From the 1960s through to the 1980s when the government – a highly interested party – played the referee in General Election to today where the exercise is executed by an independent legal entity, Kenya has come a long way in reforming the electoral process.


But the more the process has been made fair and transparent, the more politicians and their agents have come up with ingenious and sophisticated avenues of poll rigging.

At independence, for instance, election malpractices were characterised by simple, plain and less intelligent tricks executed mainly by use of force.

The instance of retired President Mwai Kibaki versus one Jael Mbogo, who kicked off her political career in 1958 in the pre-independence era as councillor of the then Native Eastlands ward in Nairobi’s Bahati estate, is one such prominent case.

Coming up in the 1969 contest against the then Finance and Economics minister in the President Jomo Kenyatta administration, Mbogo was viewed as the underdog in the Bahati constituency race.

However, she took a surprise lead during the vote-counting only for the Kibaki agents to switch off lights in the counting hall and execute the plot that absolutely changed the poll outcome.

Then each candidate was assigned a ballot box with his or her picture on it and Mbogo claims, in an earlier interview with this writer, that some of her ballot boxes were sneaked out of the counting hall and burnt.

Kibaki survived with an advantage of 111 votes and switched his base to his rural home in Othaya, Nyeri, thereafter. 


The idea of assigning a ballot box for each candidate indeed facilitated easy poll rigging in the 1960s through to 1970s.

In most cases, candidates destroyed or tossed opponents’ ballot boxes out of the counting halls, with some literally fleeing with them upon sensing defeat.

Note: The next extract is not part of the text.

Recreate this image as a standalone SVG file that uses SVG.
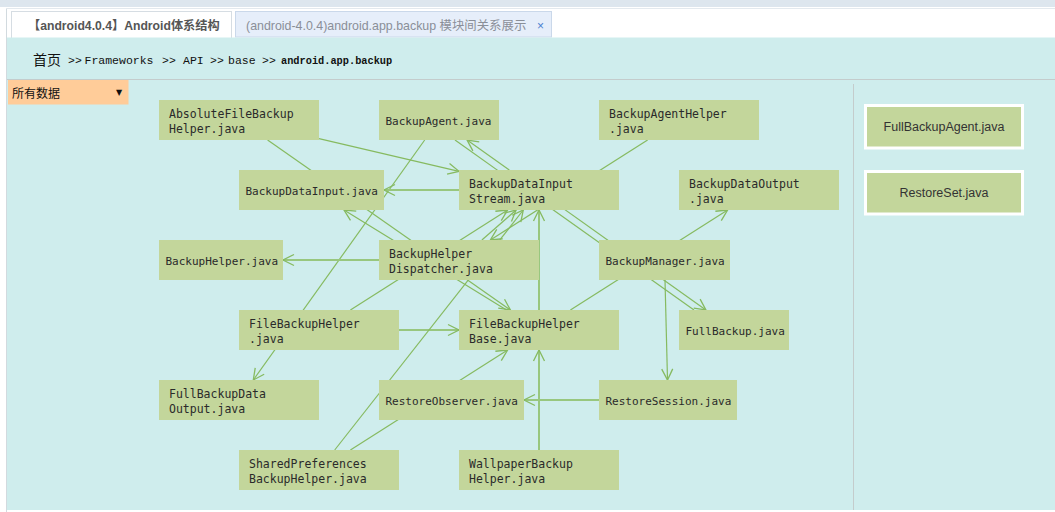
<svg xmlns="http://www.w3.org/2000/svg" width="1055" height="512" viewBox="0 0 1055 512">
<style>
.n rect{fill:#c3d69b}
.t{font-family:"DejaVu Sans Mono","Liberation Mono",monospace;fill:#2a2a2a}
.s{font-size:11px}
.d{font-size:11.5px}
.e{stroke:#86ba60;stroke-width:1.2;fill:none}
.h{stroke:#98c77e;stroke-width:2;fill:none}
.ar{marker-end:url(#a)}
.ab{marker-start:url(#b);marker-end:url(#a)}
.rp rect{fill:#c3d69b;stroke:#ffffff;stroke-width:3}
.rt{font-family:"Liberation Sans",Arial,sans-serif;font-size:12.5px;fill:#333;text-anchor:middle}
.bc{font-family:"Liberation Mono",monospace;font-size:11.5px;fill:#111}
</style>
<defs>
<marker id="a" markerUnits="userSpaceOnUse" markerWidth="24" markerHeight="24" refX="0" refY="0" viewBox="-12 -12 24 24" orient="auto" overflow="visible">
<path d="M-11,-5.5 L0,0 L-11,5.5" fill="none" stroke="#86ba60" stroke-width="1.3"/>
</marker>
<marker id="b" markerUnits="userSpaceOnUse" markerWidth="24" markerHeight="24" refX="0" refY="0" viewBox="-12 -12 24 24" orient="auto-start-reverse" overflow="visible">
<path d="M-11,-5.5 L0,0 L-11,5.5" fill="none" stroke="#86ba60" stroke-width="1.3"/>
</marker>
</defs>

<!-- page chrome -->
<rect x="0" y="0" width="1055" height="512" fill="#ffffff"/>
<rect x="0" y="0" width="1055" height="7" fill="#dde6ee"/>
<line x1="6.5" y1="8" x2="6.5" y2="512" stroke="#d2dadf"/>
<line x1="6" y1="8.5" x2="1055" y2="8.5" stroke="#e3e9ee"/>
<rect x="11.5" y="11.5" width="220" height="27" fill="#ffffff" stroke="#d6dde3"/>
<rect x="235.5" y="11.5" width="316" height="25.5" fill="#e6eefa" stroke="#cad8ea"/>
<text x="28" y="29.5" font-family="'Liberation Sans','Noto Sans CJK SC',sans-serif" font-size="12.2" font-weight="bold" fill="#555">【android4.0.4】Android体系结构</text>
<text x="246" y="29.5" font-family="'Liberation Sans','Noto Sans CJK SC',sans-serif" font-size="12.4" fill="#8a8f98">(android-4.0.4)android.app.backup 模块间关系展示</text>
<text x="537" y="29.5" font-family="'Liberation Sans',sans-serif" font-size="12" fill="#4a7fd0">×</text>
<rect x="7" y="37.5" width="1048" height="472.5" fill="#cfeded"/>
<line x1="7" y1="79.5" x2="1055" y2="79.5" stroke="#c4cccc"/>
<line x1="853.5" y1="84" x2="853.5" y2="510" stroke="#c4cccc"/>

<!-- breadcrumb -->
<text x="33" y="64.5" font-family="'Noto Sans CJK SC',sans-serif" font-size="14" fill="#111">首页</text>
<text class="bc" y="64"><tspan x="68">&gt;&gt;</tspan><tspan x="84.5">Frameworks</tspan><tspan x="162">&gt;&gt;</tspan><tspan x="183">API</tspan><tspan x="210">&gt;&gt;</tspan><tspan x="228">base</tspan><tspan x="262">&gt;&gt;</tspan></text>
<text x="281" y="64" font-family="'Liberation Mono',monospace" font-size="10.3" font-weight="bold" fill="#111">android.app.backup</text>

<!-- dropdown -->
<g id="filter">
<rect x="8" y="80" width="120.5" height="24.5" fill="#ffcc99"/>
<text x="12" y="98" font-family="'Noto Sans CJK SC',sans-serif" font-size="12" fill="#111">所有数据</text>
<text x="116" y="95" font-family="'DejaVu Sans',sans-serif" font-size="8" fill="#111">▼</text>
</g>

<!-- connectors -->
<g id="connectors">
<line class="e ar" x1="319" y1="138.7" x2="459" y2="171.3"/>
<line class="e ar" x1="267.6" y1="140" x2="510.4" y2="310"/>
<line class="e ar" x1="424.7" y1="140" x2="253.3" y2="380"/>
<line class="e ab" x1="467.1" y1="140" x2="705.9" y2="310"/>
<line class="e" x1="455" y1="140" x2="694" y2="310"/>
<line class="e ar" x1="647.6" y1="140" x2="490.4" y2="240"/>
<line class="h ar" x1="459" y1="190" x2="384" y2="190"/>
<line class="h ar" x1="379" y1="260" x2="283" y2="260"/>
<line class="e ar" x1="481.9" y1="240" x2="516.1" y2="210"/>
<line class="e ar" x1="350.4" y1="310" x2="507.6" y2="210"/>
<line class="h ar" x1="399" y1="330" x2="459" y2="330"/>
<line class="e ar" x1="506.5" y1="310" x2="344" y2="210"/>
<line class="h ar" x1="539" y1="310" x2="539" y2="210"/>
<line class="e ar" x1="570.4" y1="310" x2="727.6" y2="210"/>
<line class="e ar" x1="350.4" y1="450" x2="507.6" y2="350"/>
<line class="e ar" x1="334.7" y1="450" x2="523.3" y2="210"/>
<line class="h ar" x1="539" y1="450" x2="539" y2="350"/>
<line class="e ar" x1="665" y1="280" x2="667.5" y2="380"/>
<line class="h ar" x1="599" y1="400" x2="524" y2="400"/>
</g>

<!-- nodes -->
<g id="AbsoluteFileBackupHelper" class="n"><rect x="159" y="100" width="160" height="40"/><text class="t d" x="169" y="117.5">AbsoluteFileBackup</text><text class="t d" x="169" y="132.5">Helper.java</text></g>
<g id="BackupAgent" class="n"><rect x="379" y="100" width="120" height="40"/><text class="t s" x="385.5" y="124.5">BackupAgent.java</text></g>
<g id="BackupAgentHelper" class="n"><rect x="599" y="100" width="160" height="40"/><text class="t d" x="609" y="117.5">BackupAgentHelper</text><text class="t d" x="609" y="132.5">.java</text></g>
<g id="BackupDataInput" class="n"><rect x="239" y="170" width="145" height="40"/><text class="t s" x="245.5" y="194.5">BackupDataInput.java</text></g>
<g id="BackupDataInputStream" class="n"><rect x="459" y="170" width="160" height="40"/><text class="t d" x="469" y="187.5">BackupDataInput</text><text class="t d" x="469" y="202.5">Stream.java</text></g>
<g id="BackupDataOutput" class="n"><rect x="679" y="170" width="160" height="40"/><text class="t d" x="689" y="187.5">BackupDataOutput</text><text class="t d" x="689" y="202.5">.java</text></g>
<g id="BackupHelper" class="n"><rect x="159" y="240" width="124" height="40"/><text class="t s" x="165.5" y="264.5">BackupHelper.java</text></g>
<g id="BackupHelperDispatcher" class="n"><rect x="379" y="240" width="160" height="40"/><text class="t d" x="389" y="257.5">BackupHelper</text><text class="t d" x="389" y="272.5">Dispatcher.java</text></g>
<g id="BackupManager" class="n"><rect x="599" y="240" width="131" height="40"/><text class="t s" x="605.5" y="264.5">BackupManager.java</text></g>
<g id="FileBackupHelper" class="n"><rect x="239" y="310" width="160" height="40"/><text class="t d" x="249" y="327.5">FileBackupHelper</text><text class="t d" x="249" y="342.5">.java</text></g>
<g id="FileBackupHelperBase" class="n"><rect x="459" y="310" width="160" height="40"/><text class="t d" x="469" y="327.5">FileBackupHelper</text><text class="t d" x="469" y="342.5">Base.java</text></g>
<g id="FullBackup" class="n"><rect x="679" y="310" width="110" height="40"/><text class="t s" x="685.5" y="334.5">FullBackup.java</text></g>
<g id="FullBackupDataOutput" class="n"><rect x="159" y="380" width="160" height="40"/><text class="t d" x="169" y="397.5">FullBackupData</text><text class="t d" x="169" y="412.5">Output.java</text></g>
<g id="RestoreObserver" class="n"><rect x="379" y="380" width="145" height="40"/><text class="t s" x="385.5" y="404.5">RestoreObserver.java</text></g>
<g id="RestoreSession" class="n"><rect x="599" y="380" width="138" height="40"/><text class="t s" x="605.5" y="404.5">RestoreSession.java</text></g>
<g id="SharedPreferencesBackupHelper" class="n"><rect x="239" y="450" width="160" height="40"/><text class="t d" x="249" y="467.5">SharedPreferences</text><text class="t d" x="249" y="482.5">BackupHelper.java</text></g>
<g id="WallpaperBackupHelper" class="n"><rect x="459" y="450" width="160" height="40"/><text class="t d" x="469" y="467.5">WallpaperBackup</text><text class="t d" x="469" y="482.5">Helper.java</text></g>

<!-- right panel -->
<g id="FullBackupAgent" class="rp"><rect x="865.5" y="105.5" width="157" height="42.5"/><text class="rt" x="944" y="131">FullBackupAgent.java</text></g>
<g id="RestoreSet" class="rp"><rect x="865.5" y="171.5" width="157" height="42.5"/><text class="rt" x="944" y="197">RestoreSet.java</text></g>
</svg>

Another archaic rule was that which stipulated midday of a given day as the deadline for aspirants to present nomination papers.

Dramatic, absurd and even laughable scenes were witnessed as some aspirants were hijacked, driven off and released shortly after the midday deadline.

There were also cases of hired goons snatching and fleeing with nomination papers of aspirants.

Local District Commissioners, who served as returning officers, were largely indifferent to such dirty manoeuvres.

The presidential candidate, ordinarily the incumbent, only survived similar mischief courtesy of state power and security.


During his tenure of office, retired President Daniel arap Moi routinely presented his nomination papers to the National Supervisor of Elections at Nairobi’s Uhuru Park.

And after excited murmurs from government officials and supporters, the supervisor would rise from his seat a few seconds to midday.

At exactly midday, the President would be declared the sole candidate and therefore duly elected unopposed.

Most of these archaic rules have since undergone gradual changes – thanks to the Inter-Parties Parliamentary Group (IPPG) reforms in 1997, the proposed electoral reforms by South Africa’s retired Justice Johann Kriegler and a new Constitution that came into effect in 2010.  

Now Presidential term limits have been stipulated and a date of the elections set in the Constitution.


Under the Kenyatta senior and Moi administrations, the election date was regarded as the Executive’s “secret weapon” unleashed only when circumstances were favourable for them to win elections. 

And unlike before where a presidential winner was determined by a simple majority of the votes cast, now rules are fairer and stricter.

Besides winning a clear majority of over fifty per cent of the votes cast, a presidential winner must garner at least 25 per cent of the votes cast in half of the counties.  

The situation sounds fairer in other ballots as well, with same ballot boxes serving all candidates for various elective seats.

From the previous black colour, the boxes are literally transparent and the counting of votes has been cascaded down to the polling station, thereby reducing possibilities of mix up and rigging.